We also advise that sweet apricot kernels, bitter almond kernels and powdered forms* are not eaten as the same toxic chemical can be present in these also.

The risk

Bitter apricot kernels, and bitter almond kernels, contain high amounts of the naturally-occurring substance called amygdalin that contributes to the bitter taste. This changes to the toxin cyanide after people eat the kernels. Variable amounts of amygdalin will also be present in the sweet apricot kernels.

Cyanide is a poisonous chemical that can cause nausea, fever, headaches, insomnia, thirst, lethargy, nervousness, joint and muscle aches and pains, falling blood pressure, and in extreme cases can be fatal.

Products that can be eaten

Our advice only applies to raw, unprocessed apricot kernels, bitter almond kernels and powdered forms of them.

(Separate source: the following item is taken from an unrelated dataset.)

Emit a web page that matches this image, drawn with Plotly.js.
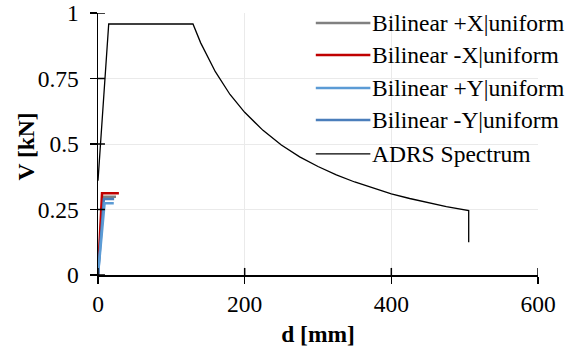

Apricot kernels and bitter almond kernels can be used as flavouring in some foods, such as persipan paste. These flavoured products are safe to eat because* the kernels have undergone heat treatment or another type of relevant processing, and this means there are no harmful risks from cyanide.

The study

The European Food Safety Authority (EFSA) study looked at the risks to human health from apricot kernels. Based on cyanide levels, typically present from raw apricot kernels, EFSA concluded that an adult who eats less than half of a large kernel could exceed the safe level. For toddlers the amount would be about half of one small kernel. EFSA also concluded that it was not possible to distinguish between the bitter and sweet varieties of apricot kernels. Scientific literature also shows that cyanide levels in raw bitter almond kernels are similar to apricot kernels and so the same advice would apply.

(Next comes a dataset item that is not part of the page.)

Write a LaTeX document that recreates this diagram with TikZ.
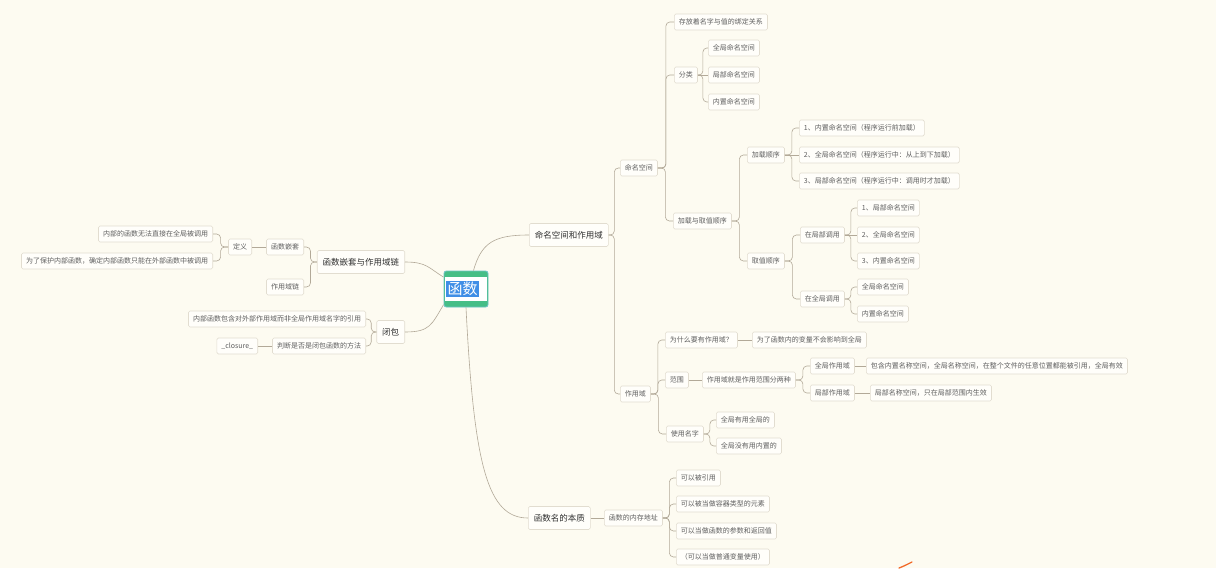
\documentclass[tikz,border=0pt]{standalone}
\usepackage{fontspec}
\setmainfont{Noto Sans CJK SC}
\usepackage{tikz}
\usepackage{xcolor}
\usetikzlibrary{calc}
\definecolor{paper}{HTML}{FDFBF1}
\definecolor{card}{HTML}{FFFEFA}
\definecolor{edge}{HTML}{E2DDD0}
\definecolor{wire}{HTML}{B2A998}
\definecolor{ink}{HTML}{5F5F5F}
\definecolor{dark}{HTML}{303030}
\definecolor{jade}{HTML}{45BE86}
\definecolor{rim}{HTML}{6CC3C4}
\definecolor{sel}{HTML}{3F8EE6}
\definecolor{flick}{HTML}{F26B2A}
\tikzset{
  leaf/.style={draw=edge, fill=card, rounded corners=1.5pt, line width=0.6pt,
               inner xsep=4.6pt, inner ysep=0pt, minimum height=16pt,
               font=\fontsize{7}{8}\selectfont, text=ink},
  topic/.style={leaf, minimum height=23pt, inner xsep=5.5pt,
                font=\fontsize{8.5}{10}\selectfont, text=dark},
  link/.style={draw=wire, line width=0.6pt, rounded corners=4pt}
}
\begin{document}
\begin{tikzpicture}[x=1pt,y=-1pt]
    \fill[paper] (0,0) rectangle (1216,568);
    \useasboundingbox (0,0) rectangle (1216,568);
    % central topic
    \node[draw=rim, fill=jade, rounded corners=2.5pt, line width=0.9pt,
          minimum width=44pt, minimum height=36pt] (fn) at (466,289) {};
    \fill[white] ($(fn.north west)+(1.2,6)$) rectangle ($(fn.south east)+(-1.2,-6)$);
    \node[fill=sel, text=white, inner xsep=1.5pt, inner ysep=1pt,
          font=\fontsize{15}{17}\selectfont] (fntxt) at (462.5,289) {函数};
    % main branches
    \node[topic, anchor=west] (ns) at (529,235) {命名空间和作用域};
    \node[topic, anchor=east] (nest) at (405,262) {函数嵌套与作用域链};
    \node[topic, anchor=east] (clo) at (405,332) {闭包};
    \node[topic, anchor=west] (ess) at (528,518) {函数名的本质};
    \draw[link] (fn.68) .. controls +(8,-28) and +(-35,0) .. (ns.west);
    \draw[link] (fn.152) .. controls +(-15,-9) and +(22,0) .. (nest.east);
    \draw[link] (fn.215) .. controls +(-12,20) and +(25,0) .. (clo.east);
    \draw[link] (fn.south) .. controls +(8,160) and +(-40,0) .. (ess.west);
    % namespace
    \node[leaf, anchor=west] (mk) at (620,168) {命名空间};
    \node[leaf, anchor=west] (bind) at (674,22) {存放着名字与值的绑定关系};
    \node[leaf, anchor=west] (cls) at (674,75) {分类};
    \node[leaf, anchor=west] (g1) at (708,48) {全局命名空间};
    \node[leaf, anchor=west] (l1) at (708,75) {局部命名空间};
    \node[leaf, anchor=west] (b1) at (708,102) {内置命名空间};
    \node[leaf, anchor=west] (load) at (673,221) {加载与取值顺序};
    \node[leaf, anchor=west] (lorder) at (747,155) {加载顺序};
    \node[leaf, anchor=west] (lo1) at (799,128) {1、内置命名空间（程序运行前加载）};
    \node[leaf, anchor=west] (lo2) at (799,155) {2、全局命名空间（程序运行中：从上到下加载）};
    \node[leaf, anchor=west] (lo3) at (799,181) {3、局部命名空间（程序运行中：调用时才加载）};
    \node[leaf, anchor=west] (gorder) at (747,261) {取值顺序};
    \node[leaf, anchor=west] (inl) at (800,235) {在局部调用};
    \node[leaf, anchor=west] (il1) at (857,208) {1、局部命名空间};
    \node[leaf, anchor=west] (il2) at (857,235) {2、全局命名空间};
    \node[leaf, anchor=west] (il3) at (857,261) {3、内置命名空间};
    \node[leaf, anchor=west] (ing) at (800,299) {在全局调用};
    \node[leaf, anchor=west] (ig1) at (857,287) {全局命名空间};
    \node[leaf, anchor=west] (ig2) at (857,314) {内置命名空间};
    % scope
    \node[leaf, anchor=west] (scope) at (620,394) {作用域};
    \node[leaf, anchor=west] (why) at (665,340) {为什么要有作用域？};
    \node[leaf, anchor=west] (why1) at (752,340) {为了函数内的变量不会影响到全局};
    \node[leaf, anchor=west] (rng) at (665,380) {范围};
    \node[leaf, anchor=west] (two) at (702,380) {作用域就是作用范围分两种};
    \node[leaf, anchor=west] (gs) at (810,366) {全局作用域};
    \node[leaf, anchor=west] (gs1) at (866,366) {包含内置名称空间，全局名称空间，在整个文件的任意位置都能被引用，全局有效};
    \node[leaf, anchor=west] (ls) at (810,393) {局部作用域};
    \node[leaf, anchor=west] (ls1) at (870,393) {局部名称空间，只在局部范围内生效};
    \node[leaf, anchor=west] (use) at (666,434) {使用名字};
    \node[leaf, anchor=west] (use1) at (716,420) {全局有用全局的};
    \node[leaf, anchor=west] (use2) at (716,446) {全局没有用内置的};
    % function name
    \node[leaf, anchor=west] (addr) at (604,518) {函数的内存地址};
    \node[leaf, anchor=west] (a1) at (676,478) {可以被引用};
    \node[leaf, anchor=west] (a2) at (676,504) {可以被当做容器类型的元素};
    \node[leaf, anchor=west] (a3) at (676,531) {可以当做函数的参数和返回值};
    \node[leaf, anchor=west] (a4) at (676,557) {（可以当做普通变量使用）};
    % nesting and closure
    \node[leaf, anchor=east] (fnest) at (304,247) {函数嵌套};
    \node[leaf, anchor=east] (def) at (252,247) {定义};
    \node[leaf, anchor=east] (d1) at (213,234) {内部的函数无法直接在全局被调用};
    \node[leaf, anchor=east] (d2) at (213,261) {为了保护内部函数，确定内部函数只能在外部函数中被调用};
    \node[leaf, anchor=east] (chain) at (304,287) {作用域链};
    \node[leaf, anchor=east] (c1) at (366,319) {内部函数包含对外部作用域而非全局作用域名字的引用};
    \node[leaf, anchor=east] (c2) at (366,346) {判断是否是闭包函数的方法};
    \node[leaf, anchor=east] (c3) at (258,346) {\_closure\_};
    % connectors
    \foreach \p/\c in {ns/mk, ns/scope, mk/bind, mk/cls, mk/load, cls/g1, cls/b1,
        load/lorder, load/gorder, lorder/lo1, lorder/lo3, gorder/inl, gorder/ing,
        inl/il1, inl/il3, ing/ig1, ing/ig2, scope/why, scope/rng, scope/use,
        two/gs, two/ls, use/use1, use/use2, addr/a1, addr/a2, addr/a3, addr/a4} {
      \draw[link] (\p.east) -- ($(\p.east)!.5!(\p.east-|\c.west)$) |- (\c.west);
    }
    \foreach \p/\c in {cls/l1, lorder/lo2, inl/il2, why/why1, rng/two, gs/gs1, ls/ls1, ess/addr} {
      \draw[link] (\p.east) -- (\c.west);
    }
    \foreach \p/\c in {nest/fnest, nest/chain, def/d1, def/d2, clo/c1, clo/c2} {
      \draw[link] (\p.west) -- ($(\p.west)!.5!(\p.west-|\c.east)$) |- (\c.east);
    }
    \foreach \p/\c in {fnest/def, c2/c3} {
      \draw[link] (\p.west) -- (\c.east);
    }
    \draw[flick, line width=1.3pt, line cap=round] (899,568) .. controls (904,566) .. (912,562);
  \end{tikzpicture}
\end{document}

The EFSA news story and opinion can be found via the link on this page.


Further information

We had previously assessed health risks from bitter apricot kernels and published advice about eating them. This advice has now been updated following the EFSA scientific opinion. In addition, we will be considering what further precautionary measures may be necessary in future discussions with the European Commission and other member states.